(Records from a collection)
↓

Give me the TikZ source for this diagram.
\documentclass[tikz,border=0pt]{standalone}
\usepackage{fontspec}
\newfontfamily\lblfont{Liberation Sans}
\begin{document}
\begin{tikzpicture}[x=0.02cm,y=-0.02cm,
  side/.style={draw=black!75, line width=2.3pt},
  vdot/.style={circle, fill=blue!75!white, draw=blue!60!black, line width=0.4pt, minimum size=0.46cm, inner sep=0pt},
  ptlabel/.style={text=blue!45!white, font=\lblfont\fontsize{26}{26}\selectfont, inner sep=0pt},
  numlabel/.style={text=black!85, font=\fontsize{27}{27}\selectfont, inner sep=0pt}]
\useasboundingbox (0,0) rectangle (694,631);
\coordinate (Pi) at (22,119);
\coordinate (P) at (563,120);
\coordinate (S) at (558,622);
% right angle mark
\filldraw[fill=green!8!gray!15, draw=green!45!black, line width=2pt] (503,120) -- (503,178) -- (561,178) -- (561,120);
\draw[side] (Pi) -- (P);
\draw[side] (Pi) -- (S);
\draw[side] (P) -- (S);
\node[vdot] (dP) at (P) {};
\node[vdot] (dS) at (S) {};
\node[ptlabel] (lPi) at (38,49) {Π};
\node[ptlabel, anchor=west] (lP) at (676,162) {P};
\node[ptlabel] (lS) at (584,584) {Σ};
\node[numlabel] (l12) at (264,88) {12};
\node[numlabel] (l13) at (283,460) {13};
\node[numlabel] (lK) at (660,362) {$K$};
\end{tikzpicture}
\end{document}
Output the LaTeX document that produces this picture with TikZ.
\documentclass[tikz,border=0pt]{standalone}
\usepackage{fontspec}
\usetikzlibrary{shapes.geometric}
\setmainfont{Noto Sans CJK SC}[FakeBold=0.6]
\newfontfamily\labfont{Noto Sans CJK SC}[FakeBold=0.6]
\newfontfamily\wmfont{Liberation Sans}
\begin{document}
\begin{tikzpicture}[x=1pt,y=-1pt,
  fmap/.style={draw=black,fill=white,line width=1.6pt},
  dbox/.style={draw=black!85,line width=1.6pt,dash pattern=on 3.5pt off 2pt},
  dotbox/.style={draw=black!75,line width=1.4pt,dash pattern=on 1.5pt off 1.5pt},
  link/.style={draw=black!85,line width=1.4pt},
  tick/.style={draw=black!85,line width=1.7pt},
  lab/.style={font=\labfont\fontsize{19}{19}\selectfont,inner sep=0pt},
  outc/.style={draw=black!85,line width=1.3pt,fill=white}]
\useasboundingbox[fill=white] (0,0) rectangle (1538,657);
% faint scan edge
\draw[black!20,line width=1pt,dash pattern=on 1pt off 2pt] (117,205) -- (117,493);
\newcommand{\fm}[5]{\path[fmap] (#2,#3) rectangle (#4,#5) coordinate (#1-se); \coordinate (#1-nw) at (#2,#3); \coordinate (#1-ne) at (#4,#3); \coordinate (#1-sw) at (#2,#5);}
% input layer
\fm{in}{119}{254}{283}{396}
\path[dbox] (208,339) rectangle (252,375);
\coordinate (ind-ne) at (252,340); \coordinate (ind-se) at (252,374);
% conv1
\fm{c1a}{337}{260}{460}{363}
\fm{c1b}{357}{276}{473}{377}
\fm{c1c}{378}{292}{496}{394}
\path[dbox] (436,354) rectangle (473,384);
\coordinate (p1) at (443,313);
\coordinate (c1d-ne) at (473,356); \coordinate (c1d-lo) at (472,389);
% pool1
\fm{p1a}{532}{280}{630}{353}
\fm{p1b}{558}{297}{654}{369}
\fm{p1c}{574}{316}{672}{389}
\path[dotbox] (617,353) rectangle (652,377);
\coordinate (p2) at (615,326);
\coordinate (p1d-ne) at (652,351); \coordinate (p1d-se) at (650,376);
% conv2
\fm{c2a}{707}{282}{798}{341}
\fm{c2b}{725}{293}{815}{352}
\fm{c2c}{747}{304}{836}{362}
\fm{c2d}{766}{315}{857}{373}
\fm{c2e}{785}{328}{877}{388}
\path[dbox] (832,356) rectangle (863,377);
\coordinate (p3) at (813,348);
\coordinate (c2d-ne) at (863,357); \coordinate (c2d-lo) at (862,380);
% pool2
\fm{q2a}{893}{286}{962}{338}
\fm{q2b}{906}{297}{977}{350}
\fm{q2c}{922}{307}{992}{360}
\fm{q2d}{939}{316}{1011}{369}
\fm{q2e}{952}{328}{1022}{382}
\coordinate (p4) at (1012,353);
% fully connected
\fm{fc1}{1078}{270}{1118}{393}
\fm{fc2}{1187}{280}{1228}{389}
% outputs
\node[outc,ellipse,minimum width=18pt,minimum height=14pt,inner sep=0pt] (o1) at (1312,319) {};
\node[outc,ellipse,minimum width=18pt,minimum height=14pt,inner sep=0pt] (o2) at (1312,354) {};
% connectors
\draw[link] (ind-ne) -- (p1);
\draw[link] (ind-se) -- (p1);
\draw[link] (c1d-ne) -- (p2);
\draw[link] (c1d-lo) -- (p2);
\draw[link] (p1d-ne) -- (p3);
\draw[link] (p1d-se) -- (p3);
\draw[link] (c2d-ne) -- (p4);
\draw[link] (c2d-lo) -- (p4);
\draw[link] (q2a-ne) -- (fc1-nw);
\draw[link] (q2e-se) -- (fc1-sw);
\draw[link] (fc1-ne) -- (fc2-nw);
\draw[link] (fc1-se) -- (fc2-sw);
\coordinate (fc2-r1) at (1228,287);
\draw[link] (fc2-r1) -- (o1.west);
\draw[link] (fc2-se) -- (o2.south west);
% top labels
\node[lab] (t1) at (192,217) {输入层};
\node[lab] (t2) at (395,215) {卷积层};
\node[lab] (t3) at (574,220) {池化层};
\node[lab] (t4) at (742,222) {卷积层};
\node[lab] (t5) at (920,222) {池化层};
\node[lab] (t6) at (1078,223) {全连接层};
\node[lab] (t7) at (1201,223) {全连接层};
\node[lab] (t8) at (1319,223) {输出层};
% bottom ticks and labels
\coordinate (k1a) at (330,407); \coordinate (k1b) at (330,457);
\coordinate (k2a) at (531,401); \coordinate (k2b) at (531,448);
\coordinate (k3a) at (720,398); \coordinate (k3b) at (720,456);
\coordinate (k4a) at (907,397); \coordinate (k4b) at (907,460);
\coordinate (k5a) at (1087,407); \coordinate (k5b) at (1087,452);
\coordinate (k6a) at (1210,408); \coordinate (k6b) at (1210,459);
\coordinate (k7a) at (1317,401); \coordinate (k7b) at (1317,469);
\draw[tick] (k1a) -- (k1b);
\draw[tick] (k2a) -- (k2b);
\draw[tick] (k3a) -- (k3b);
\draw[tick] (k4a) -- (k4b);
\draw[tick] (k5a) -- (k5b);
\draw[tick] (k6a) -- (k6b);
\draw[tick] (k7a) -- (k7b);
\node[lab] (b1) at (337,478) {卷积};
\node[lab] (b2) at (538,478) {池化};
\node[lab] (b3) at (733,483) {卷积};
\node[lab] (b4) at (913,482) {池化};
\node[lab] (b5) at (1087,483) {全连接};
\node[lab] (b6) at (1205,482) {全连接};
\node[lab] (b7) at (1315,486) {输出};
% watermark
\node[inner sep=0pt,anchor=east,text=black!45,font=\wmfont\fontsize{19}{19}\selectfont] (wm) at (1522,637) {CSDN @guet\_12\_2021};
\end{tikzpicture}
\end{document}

↑

## To be done
Please output the entries above, every line exactly as it reads.

## Full solution
Give me the TikZ source for this diagram.
\documentclass[tikz,border=0pt]{standalone}
\usepackage{fontspec}
\newfontfamily\lblfont{Liberation Sans}
\begin{document}
\begin{tikzpicture}[x=0.02cm,y=-0.02cm,
  side/.style={draw=black!75, line width=2.3pt},
  vdot/.style={circle, fill=blue!75!white, draw=blue!60!black, line width=0.4pt, minimum size=0.46cm, inner sep=0pt},
  ptlabel/.style={text=blue!45!white, font=\lblfont\fontsize{26}{26}\selectfont, inner sep=0pt},
  numlabel/.style={text=black!85, font=\fontsize{27}{27}\selectfont, inner sep=0pt}]
\useasboundingbox (0,0) rectangle (694,631);
\coordinate (Pi) at (22,119);
\coordinate (P) at (563,120);
\coordinate (S) at (558,622);
% right angle mark
\filldraw[fill=green!8!gray!15, draw=green!45!black, line width=2pt] (503,120) -- (503,178) -- (561,178) -- (561,120);
\draw[side] (Pi) -- (P);
\draw[side] (Pi) -- (S);
\draw[side] (P) -- (S);
\node[vdot] (dP) at (P) {};
\node[vdot] (dS) at (S) {};
\node[ptlabel] (lPi) at (38,49) {Π};
\node[ptlabel, anchor=west] (lP) at (676,162) {P};
\node[ptlabel] (lS) at (584,584) {Σ};
\node[numlabel] (l12) at (264,88) {12};
\node[numlabel] (l13) at (283,460) {13};
\node[numlabel] (lK) at (660,362) {$K$};
\end{tikzpicture}
\end{document}
Output the LaTeX document that produces this picture with TikZ.
\documentclass[tikz,border=0pt]{standalone}
\usepackage{fontspec}
\usetikzlibrary{shapes.geometric}
\setmainfont{Noto Sans CJK SC}[FakeBold=0.6]
\newfontfamily\labfont{Noto Sans CJK SC}[FakeBold=0.6]
\newfontfamily\wmfont{Liberation Sans}
\begin{document}
\begin{tikzpicture}[x=1pt,y=-1pt,
  fmap/.style={draw=black,fill=white,line width=1.6pt},
  dbox/.style={draw=black!85,line width=1.6pt,dash pattern=on 3.5pt off 2pt},
  dotbox/.style={draw=black!75,line width=1.4pt,dash pattern=on 1.5pt off 1.5pt},
  link/.style={draw=black!85,line width=1.4pt},
  tick/.style={draw=black!85,line width=1.7pt},
  lab/.style={font=\labfont\fontsize{19}{19}\selectfont,inner sep=0pt},
  outc/.style={draw=black!85,line width=1.3pt,fill=white}]
\useasboundingbox[fill=white] (0,0) rectangle (1538,657);
% faint scan edge
\draw[black!20,line width=1pt,dash pattern=on 1pt off 2pt] (117,205) -- (117,493);
\newcommand{\fm}[5]{\path[fmap] (#2,#3) rectangle (#4,#5) coordinate (#1-se); \coordinate (#1-nw) at (#2,#3); \coordinate (#1-ne) at (#4,#3); \coordinate (#1-sw) at (#2,#5);}
% input layer
\fm{in}{119}{254}{283}{396}
\path[dbox] (208,339) rectangle (252,375);
\coordinate (ind-ne) at (252,340); \coordinate (ind-se) at (252,374);
% conv1
\fm{c1a}{337}{260}{460}{363}
\fm{c1b}{357}{276}{473}{377}
\fm{c1c}{378}{292}{496}{394}
\path[dbox] (436,354) rectangle (473,384);
\coordinate (p1) at (443,313);
\coordinate (c1d-ne) at (473,356); \coordinate (c1d-lo) at (472,389);
% pool1
\fm{p1a}{532}{280}{630}{353}
\fm{p1b}{558}{297}{654}{369}
\fm{p1c}{574}{316}{672}{389}
\path[dotbox] (617,353) rectangle (652,377);
\coordinate (p2) at (615,326);
\coordinate (p1d-ne) at (652,351); \coordinate (p1d-se) at (650,376);
% conv2
\fm{c2a}{707}{282}{798}{341}
\fm{c2b}{725}{293}{815}{352}
\fm{c2c}{747}{304}{836}{362}
\fm{c2d}{766}{315}{857}{373}
\fm{c2e}{785}{328}{877}{388}
\path[dbox] (832,356) rectangle (863,377);
\coordinate (p3) at (813,348);
\coordinate (c2d-ne) at (863,357); \coordinate (c2d-lo) at (862,380);
% pool2
\fm{q2a}{893}{286}{962}{338}
\fm{q2b}{906}{297}{977}{350}
\fm{q2c}{922}{307}{992}{360}
\fm{q2d}{939}{316}{1011}{369}
\fm{q2e}{952}{328}{1022}{382}
\coordinate (p4) at (1012,353);
% fully connected
\fm{fc1}{1078}{270}{1118}{393}
\fm{fc2}{1187}{280}{1228}{389}
% outputs
\node[outc,ellipse,minimum width=18pt,minimum height=14pt,inner sep=0pt] (o1) at (1312,319) {};
\node[outc,ellipse,minimum width=18pt,minimum height=14pt,inner sep=0pt] (o2) at (1312,354) {};
% connectors
\draw[link] (ind-ne) -- (p1);
\draw[link] (ind-se) -- (p1);
\draw[link] (c1d-ne) -- (p2);
\draw[link] (c1d-lo) -- (p2);
\draw[link] (p1d-ne) -- (p3);
\draw[link] (p1d-se) -- (p3);
\draw[link] (c2d-ne) -- (p4);
\draw[link] (c2d-lo) -- (p4);
\draw[link] (q2a-ne) -- (fc1-nw);
\draw[link] (q2e-se) -- (fc1-sw);
\draw[link] (fc1-ne) -- (fc2-nw);
\draw[link] (fc1-se) -- (fc2-sw);
\coordinate (fc2-r1) at (1228,287);
\draw[link] (fc2-r1) -- (o1.west);
\draw[link] (fc2-se) -- (o2.south west);
% top labels
\node[lab] (t1) at (192,217) {输入层};
\node[lab] (t2) at (395,215) {卷积层};
\node[lab] (t3) at (574,220) {池化层};
\node[lab] (t4) at (742,222) {卷积层};
\node[lab] (t5) at (920,222) {池化层};
\node[lab] (t6) at (1078,223) {全连接层};
\node[lab] (t7) at (1201,223) {全连接层};
\node[lab] (t8) at (1319,223) {输出层};
% bottom ticks and labels
\coordinate (k1a) at (330,407); \coordinate (k1b) at (330,457);
\coordinate (k2a) at (531,401); \coordinate (k2b) at (531,448);
\coordinate (k3a) at (720,398); \coordinate (k3b) at (720,456);
\coordinate (k4a) at (907,397); \coordinate (k4b) at (907,460);
\coordinate (k5a) at (1087,407); \coordinate (k5b) at (1087,452);
\coordinate (k6a) at (1210,408); \coordinate (k6b) at (1210,459);
\coordinate (k7a) at (1317,401); \coordinate (k7b) at (1317,469);
\draw[tick] (k1a) -- (k1b);
\draw[tick] (k2a) -- (k2b);
\draw[tick] (k3a) -- (k3b);
\draw[tick] (k4a) -- (k4b);
\draw[tick] (k5a) -- (k5b);
\draw[tick] (k6a) -- (k6b);
\draw[tick] (k7a) -- (k7b);
\node[lab] (b1) at (337,478) {卷积};
\node[lab] (b2) at (538,478) {池化};
\node[lab] (b3) at (733,483) {卷积};
\node[lab] (b4) at (913,482) {池化};
\node[lab] (b5) at (1087,483) {全连接};
\node[lab] (b6) at (1205,482) {全连接};
\node[lab] (b7) at (1315,486) {输出};
% watermark
\node[inner sep=0pt,anchor=east,text=black!45,font=\wmfont\fontsize{19}{19}\selectfont] (wm) at (1522,637) {CSDN @guet\_12\_2021};
\end{tikzpicture}
\end{document}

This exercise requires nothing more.